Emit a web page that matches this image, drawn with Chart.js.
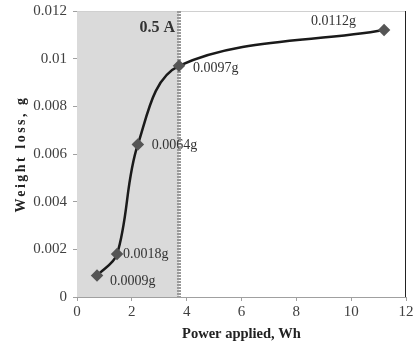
<!DOCTYPE html>
<html>
<head>
<meta charset="utf-8">
<script src="https://cdn.jsdelivr.net/npm/chart.js@4"></script>
<style>
  html, body { margin: 0; padding: 0; background: #fff; }
  #wrap { width: 414px; height: 347px; }
</style>
</head>
<body>
<div id="wrap"><canvas id="chartWeightLoss" width="414" height="347"></canvas></div>
<script>
// values
const powerWh = [0.73, 1.46, 2.22, 3.72, 11.2];
const weightLoss = [0.0009, 0.0018, 0.0064, 0.0097, 0.0112];
const pointLabels = ['0.0009g', '0.0018g', '0.0064g', '0.0097g', '0.0112g'];
const xTicks = [0, 2, 4, 6, 8, 10, 12];
const yTicks = [0, 0.002, 0.004, 0.006, 0.008, 0.01, 0.012];
const currentLimit = 3.72;   // 0.5 A boundary
const limitLabel = '0.5 A';
const yTitle = 'Weight loss, g';

const labelOffsets = [[13, 6, 'left'], [6, 0, 'left'], [14, 1, 'left'], [14, 3, 'left'], [-28, -9, 'right']];
const serif = '"Liberation Serif", serif';

const regionPlugin = {
  id: 'region',
  beforeDatasetsDraw(chart) {
    const { ctx, chartArea: a, scales: { x } } = chart;
    const xl = x.getPixelForValue(currentLimit);
    ctx.save();
    ctx.fillStyle = '#dadada';
    ctx.fillRect(a.left, a.top, xl - a.left, a.bottom - a.top);
    // plot border: light top, dark right
    ctx.strokeStyle = '#d0d0d0';
    ctx.lineWidth = 1;
    ctx.beginPath();
    ctx.moveTo(a.left, a.top + 0.5);
    ctx.lineTo(a.right, a.top + 0.5);
    ctx.stroke();
    ctx.strokeStyle = '#222';
    ctx.beginPath();
    ctx.moveTo(a.right - 0.5, a.top);
    ctx.lineTo(a.right - 0.5, a.bottom);
    ctx.stroke();
    // boundary line
    ctx.strokeStyle = '#9a9a9a';
    ctx.lineWidth = 4;
    ctx.setLineDash([2, 1]);
    ctx.beginPath();
    ctx.moveTo(xl, a.top);
    ctx.lineTo(xl, a.bottom);
    ctx.stroke();
    ctx.setLineDash([]);
    ctx.fillStyle = '#333';
    ctx.font = 'bold 16px ' + serif;
    ctx.textAlign = 'right';
    ctx.textBaseline = 'middle';
    ctx.fillText(limitLabel, xl - 4, a.top + 17);
    // y axis title, widely spaced like the original
    ctx.translate(21, (a.top + a.bottom) / 2);
    ctx.rotate(-Math.PI / 2);
    ctx.letterSpacing = '2.5px';
    ctx.textAlign = 'center';
    ctx.fillStyle = '#222';
    ctx.font = 'bold 14px ' + serif;
    ctx.fillText(yTitle, 0, 0);
    ctx.restore();
  },
  afterDatasetsDraw(chart) {
    const { ctx } = chart;
    const meta = chart.getDatasetMeta(0);
    ctx.save();
    ctx.fillStyle = '#333';
    ctx.font = '14px ' + serif;
    ctx.textBaseline = 'middle';
    meta.data.forEach((pt, i) => {
      const [dx, dy, align] = labelOffsets[i];
      ctx.textAlign = align;
      ctx.fillText(pointLabels[i], pt.x + dx, pt.y + dy);
    });
    ctx.restore();
  }
};

new Chart(document.getElementById('chartWeightLoss'), {
  type: 'scatter',
  data: {
    datasets: [{
      data: powerWh.map((p, i) => ({ x: p, y: weightLoss[i] })),
      showLine: true,
      borderColor: '#1a1a1a',
      borderWidth: 2.5,
      tension: 0.35,
      pointStyle: 'rectRot',
      pointRadius: 4.5,
      pointBackgroundColor: '#555',
      pointBorderColor: '#555'
    }]
  },
  options: {
    responsive: false,
    animation: false,
    layout: { padding: { top: 11, right: 8, left: 0, bottom: 0 } },
    plugins: { legend: { display: false }, tooltip: { enabled: false } },
    scales: {
      x: {
        type: 'linear', min: 0, max: 12,
        afterBuildTicks: s => { s.ticks = xTicks.map(v => ({ value: v })); },
        afterFit: s => { s.height = 50; s.paddingRight = 0; },
        grid: { drawOnChartArea: false, tickLength: 4, color: '#a0a0a0' },
        border: { color: '#a0a0a0' },
        ticks: { color: '#404040', font: { family: serif, size: 15 }, padding: 2 },
        title: { display: true, text: 'Power applied, Wh', color: '#222',
                 font: { family: serif, size: 14.5, weight: 'bold' }, padding: { top: 0 } }
      },
      y: {
        min: 0, max: 0.012,
        afterBuildTicks: s => { s.ticks = yTicks.map(v => ({ value: v })); },
        afterFit: s => { s.width = 77; s.paddingTop = 0; s.paddingBottom = 0; },
        grid: { drawOnChartArea: false, tickLength: 4, color: '#a0a0a0' },
        border: { color: '#a0a0a0' },
        ticks: { color: '#404040', font: { family: serif, size: 15 }, padding: 6,
                 callback: v => String(+v.toFixed(3)) }
      }
    }
  },
  plugins: [regionPlugin]
});
</script>
</body>
</html>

*Task to complete*.
All of the material above is to be copied exactly, except for its images.

*Answer to the exercise*.
Emit a web page that matches this image, drawn with Chart.js.
<!DOCTYPE html>
<html>
<head>
<meta charset="utf-8">
<script src="https://cdn.jsdelivr.net/npm/chart.js@4"></script>
<style>
  html, body { margin: 0; padding: 0; background: #fff; }
  #wrap { width: 414px; height: 347px; }
</style>
</head>
<body>
<div id="wrap"><canvas id="chartWeightLoss" width="414" height="347"></canvas></div>
<script>
// values
const powerWh = [0.73, 1.46, 2.22, 3.72, 11.2];
const weightLoss = [0.0009, 0.0018, 0.0064, 0.0097, 0.0112];
const pointLabels = ['0.0009g', '0.0018g', '0.0064g', '0.0097g', '0.0112g'];
const xTicks = [0, 2, 4, 6, 8, 10, 12];
const yTicks = [0, 0.002, 0.004, 0.006, 0.008, 0.01, 0.012];
const currentLimit = 3.72;   // 0.5 A boundary
const limitLabel = '0.5 A';
const yTitle = 'Weight loss, g';

const labelOffsets = [[13, 6, 'left'], [6, 0, 'left'], [14, 1, 'left'], [14, 3, 'left'], [-28, -9, 'right']];
const serif = '"Liberation Serif", serif';

const regionPlugin = {
  id: 'region',
  beforeDatasetsDraw(chart) {
    const { ctx, chartArea: a, scales: { x } } = chart;
    const xl = x.getPixelForValue(currentLimit);
    ctx.save();
    ctx.fillStyle = '#dadada';
    ctx.fillRect(a.left, a.top, xl - a.left, a.bottom - a.top);
    // plot border: light top, dark right
    ctx.strokeStyle = '#d0d0d0';
    ctx.lineWidth = 1;
    ctx.beginPath();
    ctx.moveTo(a.left, a.top + 0.5);
    ctx.lineTo(a.right, a.top + 0.5);
    ctx.stroke();
    ctx.strokeStyle = '#222';
    ctx.beginPath();
    ctx.moveTo(a.right - 0.5, a.top);
    ctx.lineTo(a.right - 0.5, a.bottom);
    ctx.stroke();
    // boundary line
    ctx.strokeStyle = '#9a9a9a';
    ctx.lineWidth = 4;
    ctx.setLineDash([2, 1]);
    ctx.beginPath();
    ctx.moveTo(xl, a.top);
    ctx.lineTo(xl, a.bottom);
    ctx.stroke();
    ctx.setLineDash([]);
    ctx.fillStyle = '#333';
    ctx.font = 'bold 16px ' + serif;
    ctx.textAlign = 'right';
    ctx.textBaseline = 'middle';
    ctx.fillText(limitLabel, xl - 4, a.top + 17);
    // y axis title, widely spaced like the original
    ctx.translate(21, (a.top + a.bottom) / 2);
    ctx.rotate(-Math.PI / 2);
    ctx.letterSpacing = '2.5px';
    ctx.textAlign = 'center';
    ctx.fillStyle = '#222';
    ctx.font = 'bold 14px ' + serif;
    ctx.fillText(yTitle, 0, 0);
    ctx.restore();
  },
  afterDatasetsDraw(chart) {
    const { ctx } = chart;
    const meta = chart.getDatasetMeta(0);
    ctx.save();
    ctx.fillStyle = '#333';
    ctx.font = '14px ' + serif;
    ctx.textBaseline = 'middle';
    meta.data.forEach((pt, i) => {
      const [dx, dy, align] = labelOffsets[i];
      ctx.textAlign = align;
      ctx.fillText(pointLabels[i], pt.x + dx, pt.y + dy);
    });
    ctx.restore();
  }
};

new Chart(document.getElementById('chartWeightLoss'), {
  type: 'scatter',
  data: {
    datasets: [{
      data: powerWh.map((p, i) => ({ x: p, y: weightLoss[i] })),
      showLine: true,
      borderColor: '#1a1a1a',
      borderWidth: 2.5,
      tension: 0.35,
      pointStyle: 'rectRot',
      pointRadius: 4.5,
      pointBackgroundColor: '#555',
      pointBorderColor: '#555'
    }]
  },
  options: {
    responsive: false,
    animation: false,
    layout: { padding: { top: 11, right: 8, left: 0, bottom: 0 } },
    plugins: { legend: { display: false }, tooltip: { enabled: false } },
    scales: {
      x: {
        type: 'linear', min: 0, max: 12,
        afterBuildTicks: s => { s.ticks = xTicks.map(v => ({ value: v })); },
        afterFit: s => { s.height = 50; s.paddingRight = 0; },
        grid: { drawOnChartArea: false, tickLength: 4, color: '#a0a0a0' },
        border: { color: '#a0a0a0' },
        ticks: { color: '#404040', font: { family: serif, size: 15 }, padding: 2 },
        title: { display: true, text: 'Power applied, Wh', color: '#222',
                 font: { family: serif, size: 14.5, weight: 'bold' }, padding: { top: 0 } }
      },
      y: {
        min: 0, max: 0.012,
        afterBuildTicks: s => { s.ticks = yTicks.map(v => ({ value: v })); },
        afterFit: s => { s.width = 77; s.paddingTop = 0; s.paddingBottom = 0; },
        grid: { drawOnChartArea: false, tickLength: 4, color: '#a0a0a0' },
        border: { color: '#a0a0a0' },
        ticks: { color: '#404040', font: { family: serif, size: 15 }, padding: 6,
                 callback: v => String(+v.toFixed(3)) }
      }
    }
  },
  plugins: [regionPlugin]
});
</script>
</body>
</html>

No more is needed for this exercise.